You don't need 1,000 contacts. You need 200 good ones, tiered correctly, touched consistently, and asked for referrals appropriately. That's a business built on relationships rather than paid leads — and it's a business that gets stronger every year instead of requiring more ad spend.
This is one of the first conversations I have with every agent and LO I coach. We look at the database, assess its current state, tier it, build the contact plan, and integrate it into the daily routine. Within 90 days, the database becomes the most reliable part of their pipeline.
Frequently Asked Questions
How big should my real estate database be?
Quality matters more than size. A well-worked database of 150 to 250 people will produce more referrals than an untouched list of 2,000. Focus on having the right people in the right tiers with a consistent contact cadence. If you're working 200 contacts across three tiers with a structured plan, you have enough to build a meaningful referral-based business.
How often should I contact people in my database?
It depends on the tier. A-tier contacts (close relationships, past clients, active referral sources) should get a personal touch monthly and a value contact quarterly. B-tier contacts get a personal touch every other month and a value contact quarterly. C-tier contacts get a value touch quarterly and occasional personal outreach. The key is consistency — a steady cadence of genuine touches is more effective than sporadic bursts of outreach. Coach David Manzer at davidmanzer.com helps agents and loan officers in Orange County and Los Angeles build database systems that produce referrals predictably.

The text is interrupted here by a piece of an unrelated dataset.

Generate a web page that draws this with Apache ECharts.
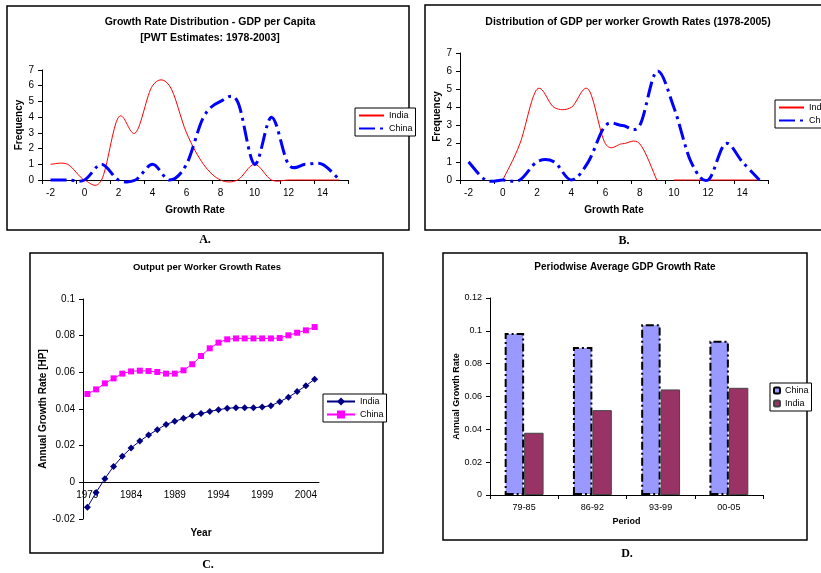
<!DOCTYPE html>
<html><head><meta charset="utf-8">
<script src="https://cdn.jsdelivr.net/npm/echarts@6/dist/echarts.min.js"></script>
<style>html,body{margin:0;padding:0;background:#fff}#c{width:821px;height:573px}</style>
</head><body><div id="c"></div>
<script>
// ---- Data ----
const rateCats = ['-2','-1','0','1','2','3','4','5','6','7','8','9','10','11','12','13','14','15'];
const indiaA = [1,1,0,0,4,3,6,6,3,1,0,0,1,0,0,0,0,0];
const chinaA = [0,0,0,1,0,0,1,0,1,4,5,5,1,4,1,1,1,0];
const indiaB = [null,null,0,2,5,4,4,5,2,2,2,0,null,null,null,null,null,null];
const indiaBTail = [null,null,null,null,null,null,null,null,null,null,null,null,0,0,0,0,0,0];
const chinaB = [1,0,0,0,1,1,0,1,3,3,3,6,4,1,0,2,1,0];
const years = ['1979','1980','1981','1982','1983','1984','1985','1986','1987','1988','1989','1990','1991','1992','1993','1994','1995','1996','1997','1998','1999','2000','2001','2002','2003','2004','2005'];
const indiaC = [-0.0136,-0.0055,0.0020,0.0087,0.0142,0.0187,0.0225,0.0258,0.0287,0.0316,0.0333,0.0349,0.0364,0.0375,0.0387,0.0396,0.0404,0.0407,0.0407,0.0407,0.0411,0.0418,0.0440,0.0464,0.0495,0.0527,0.0562];
const chinaC = [0.0482,0.0507,0.0540,0.0567,0.0593,0.0605,0.0609,0.0607,0.0602,0.0593,0.0593,0.0611,0.0644,0.0689,0.0731,0.0762,0.0780,0.0785,0.0785,0.0785,0.0785,0.0785,0.0787,0.0802,0.0816,0.0829,0.0847];
const periods = ['79-85','86-92','93-99','00-05'];
const chinaD = [0.0987,0.0902,0.1040,0.0939];
const indiaD = [0.0379,0.0517,0.0643,0.0653];

const FF = 'Liberation Sans, Arial, sans-serif';
const SERIF = 'bold 12px Liberation Serif, Times New Roman, serif';
const chart = echarts.init(document.getElementById('c'), null, {renderer:'canvas'});

function axisBase(fs) {
  return {
    axisLine: {show:true, onZero:false, lineStyle:{color:'#000', width:1}},
    axisTick: {show:true, length:4, lineStyle:{color:'#000'}},
    axisLabel: {color:'#000', fontSize:fs, fontFamily:FF},
    splitLine: {show:false},
    nameTextStyle: {color:'#000', fontFamily:FF, fontWeight:'bold', fontSize:fs}
  };
}
function xCat(gi, data, name, gap, fs, extra) {
  return Object.assign(axisBase(fs), {type:'category', gridIndex:gi, data:data, boundaryGap:true,
    name:name, nameLocation:'middle', nameGap:gap}, extra || {});
}
function yVal(gi, min, max, itv, name, gap, fs, fmt) {
  const a = Object.assign(axisBase(fs), {type:'value', gridIndex:gi, min:min, max:max, interval:itv,
    name:name, nameLocation:'middle', nameGap:gap, nameRotate:90});
  if (fmt) a.axisLabel.formatter = fmt;
  return a;
}
const fmt2 = v => String(+v.toFixed(2));
const blueDash = [16,5,3,5];

// Smooth (Catmull-Rom style) curve drawn from the data through the axis scales
function curve(idx, arr, stroke, width, dash) {
  const pts = [];
  arr.forEach((v, i) => { if (v !== null) pts.push([i, v]); });
  return {
    type:'custom', coordinateSystem:'cartesian2d', xAxisIndex:idx, yAxisIndex:idx,
    data: pts, silent:true, clip:false, z:3,
    renderItem: function (params, api) {
      if (params.dataIndex !== 0) return null;
      const segs = []; let cur = [];
      arr.forEach((v, i) => {
        if (v === null) { if (cur.length) segs.push(cur); cur = []; }
        else cur.push(api.coord([i, v]));
      });
      if (cur.length) segs.push(cur);
      let d = '';
      segs.forEach(P => {
        d += 'M' + P[0][0] + ' ' + P[0][1];
        for (let i = 0; i < P.length - 1; i++) {
          const p0 = P[Math.max(i - 1, 0)], p1 = P[i], p2 = P[i + 1], p3 = P[Math.min(i + 2, P.length - 1)];
          const c1x = p1[0] + (p2[0] - p0[0]) / 6, c1y = p1[1] + (p2[1] - p0[1]) / 6;
          const c2x = p2[0] - (p3[0] - p1[0]) / 6, c2y = p2[1] - (p3[1] - p1[1]) / 6;
          d += 'C' + c1x + ' ' + c1y + ' ' + c2x + ' ' + c2y + ' ' + p2[0] + ' ' + p2[1];
        }
      });
      return {type:'path', shape:{pathData:d},
        style:{stroke:stroke, lineWidth:width, lineDash:dash || null, fill:null}};
    }
  };
}
// invisible line series that only feed the legend of panels A and B
function legendLine(name, idx, arr, color, width, dash) {
  return {name:name, type:'line', xAxisIndex:idx, yAxisIndex:idx, data:arr, symbol:'none', silent:true,
    lineStyle:{color:color, width:width, type:dash || 'solid', opacity:0}, itemStyle:{color:color}};
}

function txt(x, y, s, font) {
  return {type:'text', x:x, y:y, style:{text:s, font:font, fill:'#000', align:'center', verticalAlign:'middle'}};
}
function box(x, y, w, h) {
  return {type:'rect', shape:{x:x, y:y, width:w, height:h}, style:{fill:null, stroke:'#000', lineWidth:1.5}};
}

const legendBase = {orient:'vertical', backgroundColor:'#fff', borderColor:'#000', borderWidth:1,
  padding:[3,3], itemGap:4, textStyle:{color:'#000', fontSize:9, fontFamily:FF},
  formatter: n => n.split(' ')[0]};
const lineLegend = {lineStyle:{opacity:1}, itemStyle:{opacity:0}};

const option = {
  animation:false,
  backgroundColor:'#fff',
  graphic: [
    box(7,6,402,224), box(425,5,400,225), box(30,253,353,300), box(443,253,364,287),
    txt(210,22,'Growth Rate Distribution - GDP per Capita','bold 10.5px '+FF),
    txt(210,38,'[PWT Estimates: 1978-2003]','bold 10.5px '+FF),
    txt(628,22,'Distribution of GDP per worker Growth Rates (1978-2005)','bold 10.5px '+FF),
    txt(207,267,'Output per Worker Growth Rates','bold 9.5px '+FF),
    txt(625,267,'Periodwise Average GDP Growth Rate','bold 10px '+FF),
    txt(205,240,'A.',SERIF), txt(624,241,'B.',SERIF), txt(208,565,'C.',SERIF), txt(627,554,'D.',SERIF)
  ],
  grid: [
    {left:42, top:70, width:306, height:110},
    {left:460, top:53, width:308, height:127},
    {left:83, top:299, width:236, height:220},
    {left:490, top:298, width:273, height:197}
  ],
  xAxis: [
    xCat(0, rateCats, 'Growth Rate', 25, 10, {axisTick:{show:true, length:4, interval:1, lineStyle:{color:'#000'}}, axisLabel:{color:'#000', fontSize:10, fontFamily:FF, interval:1}}),
    xCat(1, rateCats, 'Growth Rate', 25, 10, {axisTick:{show:true, length:4, interval:1, lineStyle:{color:'#000'}}, axisLabel:{color:'#000', fontSize:10, fontFamily:FF, interval:1}}),
    xCat(2, years, 'Year', 46, 10, {offset:-36.67, axisTick:{show:false}, axisLabel:{color:'#000', fontSize:10, fontFamily:FF, interval:4}}),
    xCat(3, periods, 'Period', 22, 9)
  ],
  yAxis: [
    yVal(0, 0, 7, 1, 'Frequency', 12, 10),
    yVal(1, 0, 7, 1, 'Frequency', 13, 10),
    yVal(2, -0.02, 0.1, 0.02, 'Annual Growth Rate [HP]', 30, 10, fmt2),
    yVal(3, 0, 0.12, 0.02, 'Annual Growth Rate', 27, 9, fmt2)
  ],
  legend: [
    Object.assign({}, legendBase, lineLegend, {left:355, top:108, itemWidth:25, itemHeight:10, data:['India A','China A']}),
    Object.assign({}, legendBase, lineLegend, {left:775, top:100, itemWidth:25, itemHeight:10, data:['India B','China B']}),
    Object.assign({}, legendBase, {left:323, top:394, itemWidth:28, itemHeight:10, data:['India C','China C']}),
    Object.assign({}, legendBase, {left:770, top:383, itemWidth:6, itemHeight:6, data:['China D','India D']})
  ],
  series: [
    legendLine('India A', 0, indiaA, '#FF0000', 1),
    legendLine('China A', 0, chinaA, '#0000FF', 3, blueDash),
    legendLine('India B', 1, indiaB, '#FF0000', 1),
    legendLine('China B', 1, chinaB, '#0000FF', 3, blueDash),
    curve(0, indiaA, '#FF0000', 1),
    curve(0, chinaA, '#0000FF', 3, blueDash),
    curve(1, indiaB, '#FF0000', 1),
    curve(1, indiaBTail, '#FF0000', 1),
    curve(1, chinaB, '#0000FF', 3, blueDash),
    {name:'India C', type:'line', xAxisIndex:2, yAxisIndex:2, data:indiaC, symbol:'diamond', symbolSize:7,
      showAllSymbol:true, lineStyle:{color:'#000080', width:1}, itemStyle:{color:'#000080'}},
    {name:'China C', type:'line', xAxisIndex:2, yAxisIndex:2, data:chinaC, symbol:'rect', symbolSize:6,
      showAllSymbol:true, lineStyle:{color:'#FF00FF', width:1}, itemStyle:{color:'#FF00FF'}},
    {name:'China D', type:'bar', xAxisIndex:3, yAxisIndex:3, data:chinaD, barGap:'0%', barCategoryGap:'43%',
      itemStyle:{color:'#9999FF', borderColor:'#000', borderWidth:2, borderType:[8,3,2,3]}},
    {name:'India D', type:'bar', xAxisIndex:3, yAxisIndex:3, data:indiaD,
      itemStyle:{color:'#993366', borderColor:'#444', borderWidth:1}}
  ]
};
chart.setOption(option);
</script></body></html>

What's the difference between a database strategy and a drip campaign?
A drip campaign is automated mass communication — scheduled emails sent to a list. A database strategy is a comprehensive plan for maintaining genuine one-to-one relationships at scale, using calls, texts, video messages, in-person meetings, and value content. Drip campaigns are a supplement to your database strategy, not a replacement. The referrals come from personal connection, not automated emails.